## What you have to do
Set all the material down again unchanged, without the pictures.

## Data extract
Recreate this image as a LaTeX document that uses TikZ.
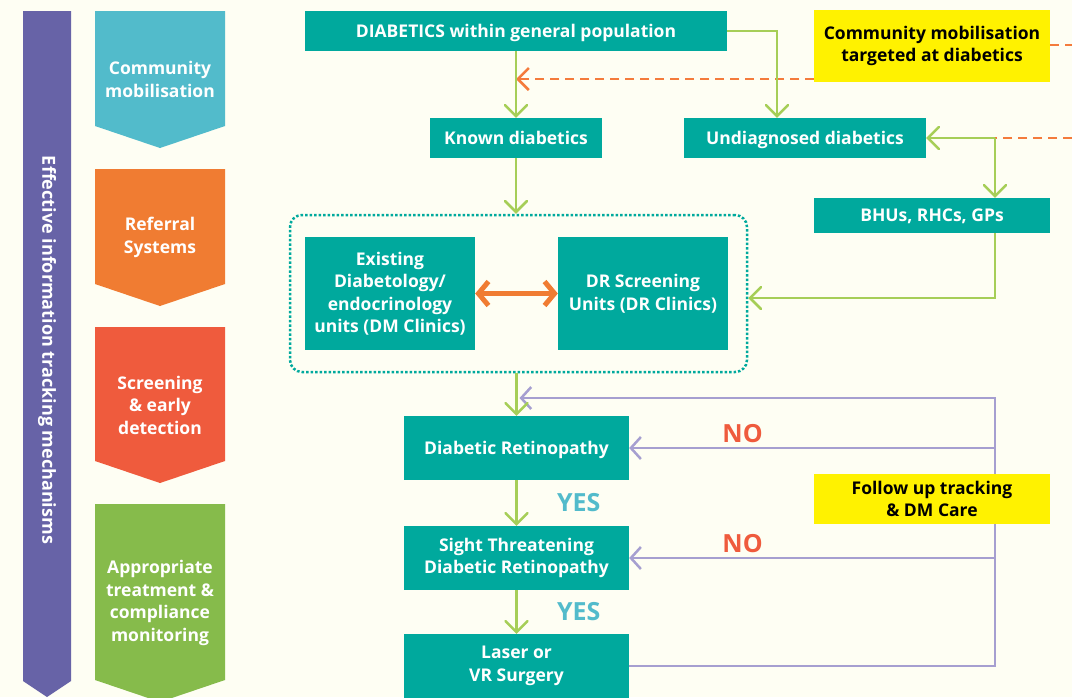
\documentclass[tikz,border=0pt]{standalone}
\usepackage{fontspec}
\setmainfont{Open Sans}
\usepackage{xcolor}
\definecolor{bgcream}{HTML}{FEFEF3}
\definecolor{boxteal}{HTML}{00A99D}
\definecolor{barpurple}{HTML}{6763A7}
\definecolor{lavender}{HTML}{A69FD0}
\definecolor{leafgreen}{HTML}{A6CE57}
\definecolor{dashorange}{HTML}{F47B3C}
\definecolor{mobcyan}{HTML}{52BBCB}
\definecolor{reforange}{HTML}{F07C32}
\definecolor{screenred}{HTML}{EF5B3D}
\definecolor{treatgreen}{HTML}{86BB4B}
\definecolor{noteyellow}{HTML}{FFF200}
\usetikzlibrary{arrows.meta,positioning,calc}

\tikzset{
  boxtext/.style={font=\fontsize{17.5}{22.5}\selectfont\bfseries, align=center, inner sep=0pt},
  tealbox/.style={boxtext, fill=boxteal, text=white},
  notebox/.style={boxtext, fill=noteyellow, text=black},
  oneline/.style={text height=14pt, text depth=1.5pt},
  stagetext/.style={font=\fontsize{17.5}{22.5}\selectfont\bfseries, align=center, text=white},
  greenline/.style={leafgreen, line width=2.5pt, -{Straight Barb[length=11pt,width=22pt,line cap=round]}},
  purpleline/.style={lavender, line width=2.5pt},
  dashline/.style={dashorange, line width=2.5pt, dash pattern=on 9pt off 6pt},
  answer/.style={font=\fontsize{25}{26}\selectfont\bfseries}
}

\begin{document}
\begin{tikzpicture}[x=1pt,y=-1pt]
  \useasboundingbox (0,0) rectangle (1072,697);
  \fill[bgcream] (0,0) rectangle (1072,697);

  % tracking bar
  \fill[barpurple] (23,11) -- (71,11) -- (71,681) -- (47,697) -- (23,681) -- cycle;
  \node[stagetext, rotate=-90, font=\fontsize{18}{20}\selectfont\bfseries] (trackbar) at (47,350) {Effective information tracking mechanisms};

  % stages
  \foreach \top/\bot/\col/\txt [count=\i] in {11/126/mobcyan/{Community\\mobilisation},
      169/284/reforange/{Referral\\Systems},
      327/461/screenred/{Screening\\\& early\\detection},
      504/680/treatgreen/{Appropriate\\treatment \&\\compliance\\monitoring}} {
    \fill[\col] (95,\top) -- (225,\top) -- (225,\bot) -- (160,\bot+22) -- (95,\bot) -- cycle;
    \node[stagetext] (stage\i) at (160,{(\top+\bot+22)/2}) {\txt};
  }

  % flow boxes
  \node[tealbox, oneline, minimum width=422pt, minimum height=40pt] (pop) at (516,31) {DIABETICS within general population};
  \node[notebox, minimum width=236pt, minimum height=72pt] (mobil) at (932,46) {Community mobilisation\\targeted at diabetics};
  \node[tealbox, oneline, minimum width=172pt, minimum height=40pt] (known) at (516,138) {Known diabetics};
  \node[tealbox, oneline, minimum width=242pt, minimum height=40pt] (undiag) at (805,138) {Undiagnosed diabetics};
  \node[tealbox, oneline, minimum width=236pt, minimum height=35pt] (bhu) at (932,215.5) {BHUs, RHCs, GPs};
  \node[draw=boxteal, line width=2.5pt, dotted, rounded corners=12pt, minimum width=457pt, minimum height=157pt] (clinics) at (518.5,293.5) {};
  \node[tealbox, minimum width=170pt, minimum height=113pt] (dmclin) at (390,293.5) {Existing\\Diabetology/\\endocrinology\\units (DM Clinics)};
  \node[tealbox, minimum width=170pt, minimum height=113pt] (drclin) at (643,293.5) {DR Screening\\Units (DR Clinics)};
  \node[tealbox, oneline, minimum width=225pt, minimum height=64pt] (dr) at (516.5,448) {Diabetic Retinopathy};
  \node[tealbox, minimum width=225pt, minimum height=64pt] (stdr) at (516.5,558) {Sight Threatening\\Diabetic Retinopathy};
  \node[tealbox, minimum width=225pt, minimum height=64pt] (laser) at (516.5,666) {Laser or\\VR Surgery};

  \coordinate (popturn) at (777,31);
  \coordinate (mobdash) at (814,79);
  \coordinate (edgetop) at (1072,45);
  \coordinate (edgemid) at (1072,138);
  \coordinate (undjoin) at (995,138);
  \coordinate (bhuturn) at (995,298);
  \coordinate (tracktop) at (995,398);
  \coordinate (trackbot) at (995,666);

  % mobilisation
  \draw[dashline] (mobil.east |- edgetop) -- (edgetop);
  \draw[dashline] (edgemid) -- (undjoin);
  \draw[dashline, -{Straight Barb[length=11pt,width=22pt]}] (mobdash) -- (mobdash -| pop.south);

  % referral
  \draw[greenline] (pop) -- (known);
  \draw[greenline] (pop.east) -- (popturn) -- (popturn |- undiag.north);
  \draw[greenline] (undjoin) -- (undiag.east);
  \draw[greenline] (undjoin) -- (undjoin |- bhu.north);
  \draw[greenline] (undjoin |- bhu.south) -- (bhuturn) -- (bhuturn -| clinics.east);
  \draw[greenline] (known.south) -- (known.south |- clinics.north);
  \draw[reforange, line width=5pt, {Straight Barb[length=10pt,width=24pt]}-{Straight Barb[length=10pt,width=24pt]}] (dmclin) -- (drclin);

  % screening and follow up
  \draw[purpleline, -{Straight Barb[length=10pt,width=22pt]}] (laser.east) -- (trackbot) -- (tracktop) -- ([xshift=3pt]tracktop -| dr.north);
  \draw[purpleline, -{Straight Barb[length=10pt,width=22pt]}] (tracktop |- dr.east) -- (dr.east) node[answer, screenred, pos=0.69, above=1pt] (no1) {NO};
  \draw[purpleline, -{Straight Barb[length=10pt,width=22pt]}] (tracktop |- stdr.east) -- (stdr.east) node[answer, screenred, pos=0.69, above=1pt] (no2) {NO};
  \draw[greenline] (dr.north |- clinics.south) -- (dr.north);
  \draw[greenline] (dr) -- (stdr) node[answer, mobcyan, midway, right=36pt] (yes1) {YES};
  \draw[greenline] (stdr) -- (laser) node[answer, mobcyan, midway, right=36pt] (yes2) {YES};
  \node[notebox, minimum width=236pt, minimum height=50pt] (follow) at (932,499) {Follow up tracking\\\& DM Care};
\end{tikzpicture}
\end{document}
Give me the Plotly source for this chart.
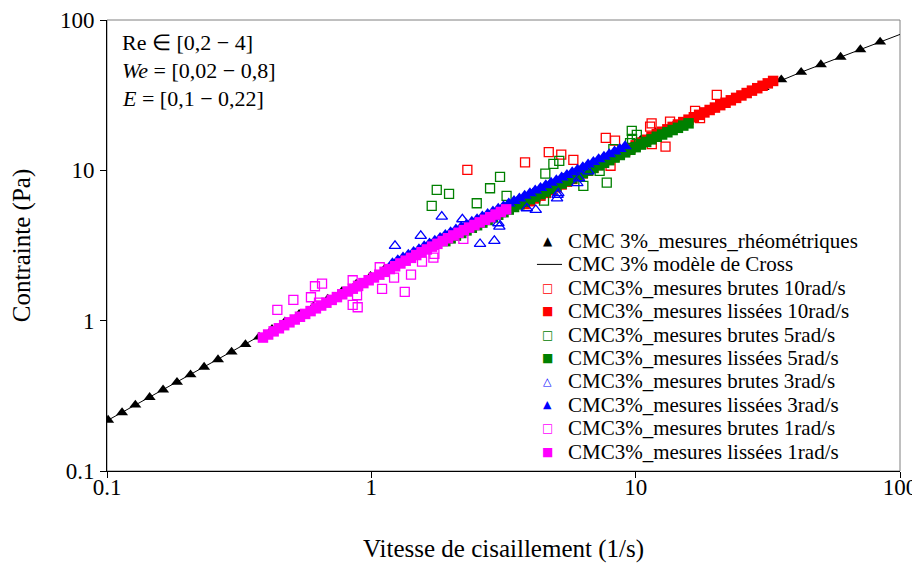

## Task output
Recreate this image as a LaTeX document that uses TikZ.
\documentclass[tikz,border=0pt]{standalone}
\usepackage{fontspec}
\setmainfont{Open Sans}
\usepackage{xcolor}
\definecolor{bgcream}{HTML}{FEFEF3}
\definecolor{boxteal}{HTML}{00A99D}
\definecolor{barpurple}{HTML}{6763A7}
\definecolor{lavender}{HTML}{A69FD0}
\definecolor{leafgreen}{HTML}{A6CE57}
\definecolor{dashorange}{HTML}{F47B3C}
\definecolor{mobcyan}{HTML}{52BBCB}
\definecolor{reforange}{HTML}{F07C32}
\definecolor{screenred}{HTML}{EF5B3D}
\definecolor{treatgreen}{HTML}{86BB4B}
\definecolor{noteyellow}{HTML}{FFF200}
\usetikzlibrary{arrows.meta,positioning,calc}

\tikzset{
  boxtext/.style={font=\fontsize{17.5}{22.5}\selectfont\bfseries, align=center, inner sep=0pt},
  tealbox/.style={boxtext, fill=boxteal, text=white},
  notebox/.style={boxtext, fill=noteyellow, text=black},
  oneline/.style={text height=14pt, text depth=1.5pt},
  stagetext/.style={font=\fontsize{17.5}{22.5}\selectfont\bfseries, align=center, text=white},
  greenline/.style={leafgreen, line width=2.5pt, -{Straight Barb[length=11pt,width=22pt,line cap=round]}},
  purpleline/.style={lavender, line width=2.5pt},
  dashline/.style={dashorange, line width=2.5pt, dash pattern=on 9pt off 6pt},
  answer/.style={font=\fontsize{25}{26}\selectfont\bfseries}
}

\begin{document}
\begin{tikzpicture}[x=1pt,y=-1pt]
  \useasboundingbox (0,0) rectangle (1072,697);
  \fill[bgcream] (0,0) rectangle (1072,697);

  % tracking bar
  \fill[barpurple] (23,11) -- (71,11) -- (71,681) -- (47,697) -- (23,681) -- cycle;
  \node[stagetext, rotate=-90, font=\fontsize{18}{20}\selectfont\bfseries] (trackbar) at (47,350) {Effective information tracking mechanisms};

  % stages
  \foreach \top/\bot/\col/\txt [count=\i] in {11/126/mobcyan/{Community\\mobilisation},
      169/284/reforange/{Referral\\Systems},
      327/461/screenred/{Screening\\\& early\\detection},
      504/680/treatgreen/{Appropriate\\treatment \&\\compliance\\monitoring}} {
    \fill[\col] (95,\top) -- (225,\top) -- (225,\bot) -- (160,\bot+22) -- (95,\bot) -- cycle;
    \node[stagetext] (stage\i) at (160,{(\top+\bot+22)/2}) {\txt};
  }

  % flow boxes
  \node[tealbox, oneline, minimum width=422pt, minimum height=40pt] (pop) at (516,31) {DIABETICS within general population};
  \node[notebox, minimum width=236pt, minimum height=72pt] (mobil) at (932,46) {Community mobilisation\\targeted at diabetics};
  \node[tealbox, oneline, minimum width=172pt, minimum height=40pt] (known) at (516,138) {Known diabetics};
  \node[tealbox, oneline, minimum width=242pt, minimum height=40pt] (undiag) at (805,138) {Undiagnosed diabetics};
  \node[tealbox, oneline, minimum width=236pt, minimum height=35pt] (bhu) at (932,215.5) {BHUs, RHCs, GPs};
  \node[draw=boxteal, line width=2.5pt, dotted, rounded corners=12pt, minimum width=457pt, minimum height=157pt] (clinics) at (518.5,293.5) {};
  \node[tealbox, minimum width=170pt, minimum height=113pt] (dmclin) at (390,293.5) {Existing\\Diabetology/\\endocrinology\\units (DM Clinics)};
  \node[tealbox, minimum width=170pt, minimum height=113pt] (drclin) at (643,293.5) {DR Screening\\Units (DR Clinics)};
  \node[tealbox, oneline, minimum width=225pt, minimum height=64pt] (dr) at (516.5,448) {Diabetic Retinopathy};
  \node[tealbox, minimum width=225pt, minimum height=64pt] (stdr) at (516.5,558) {Sight Threatening\\Diabetic Retinopathy};
  \node[tealbox, minimum width=225pt, minimum height=64pt] (laser) at (516.5,666) {Laser or\\VR Surgery};

  \coordinate (popturn) at (777,31);
  \coordinate (mobdash) at (814,79);
  \coordinate (edgetop) at (1072,45);
  \coordinate (edgemid) at (1072,138);
  \coordinate (undjoin) at (995,138);
  \coordinate (bhuturn) at (995,298);
  \coordinate (tracktop) at (995,398);
  \coordinate (trackbot) at (995,666);

  % mobilisation
  \draw[dashline] (mobil.east |- edgetop) -- (edgetop);
  \draw[dashline] (edgemid) -- (undjoin);
  \draw[dashline, -{Straight Barb[length=11pt,width=22pt]}] (mobdash) -- (mobdash -| pop.south);

  % referral
  \draw[greenline] (pop) -- (known);
  \draw[greenline] (pop.east) -- (popturn) -- (popturn |- undiag.north);
  \draw[greenline] (undjoin) -- (undiag.east);
  \draw[greenline] (undjoin) -- (undjoin |- bhu.north);
  \draw[greenline] (undjoin |- bhu.south) -- (bhuturn) -- (bhuturn -| clinics.east);
  \draw[greenline] (known.south) -- (known.south |- clinics.north);
  \draw[reforange, line width=5pt, {Straight Barb[length=10pt,width=24pt]}-{Straight Barb[length=10pt,width=24pt]}] (dmclin) -- (drclin);

  % screening and follow up
  \draw[purpleline, -{Straight Barb[length=10pt,width=22pt]}] (laser.east) -- (trackbot) -- (tracktop) -- ([xshift=3pt]tracktop -| dr.north);
  \draw[purpleline, -{Straight Barb[length=10pt,width=22pt]}] (tracktop |- dr.east) -- (dr.east) node[answer, screenred, pos=0.69, above=1pt] (no1) {NO};
  \draw[purpleline, -{Straight Barb[length=10pt,width=22pt]}] (tracktop |- stdr.east) -- (stdr.east) node[answer, screenred, pos=0.69, above=1pt] (no2) {NO};
  \draw[greenline] (dr.north |- clinics.south) -- (dr.north);
  \draw[greenline] (dr) -- (stdr) node[answer, mobcyan, midway, right=36pt] (yes1) {YES};
  \draw[greenline] (stdr) -- (laser) node[answer, mobcyan, midway, right=36pt] (yes2) {YES};
  \node[notebox, minimum width=236pt, minimum height=50pt] (follow) at (932,499) {Follow up tracking\\\& DM Care};
\end{tikzpicture}
\end{document}
Give me the Plotly source for this chart.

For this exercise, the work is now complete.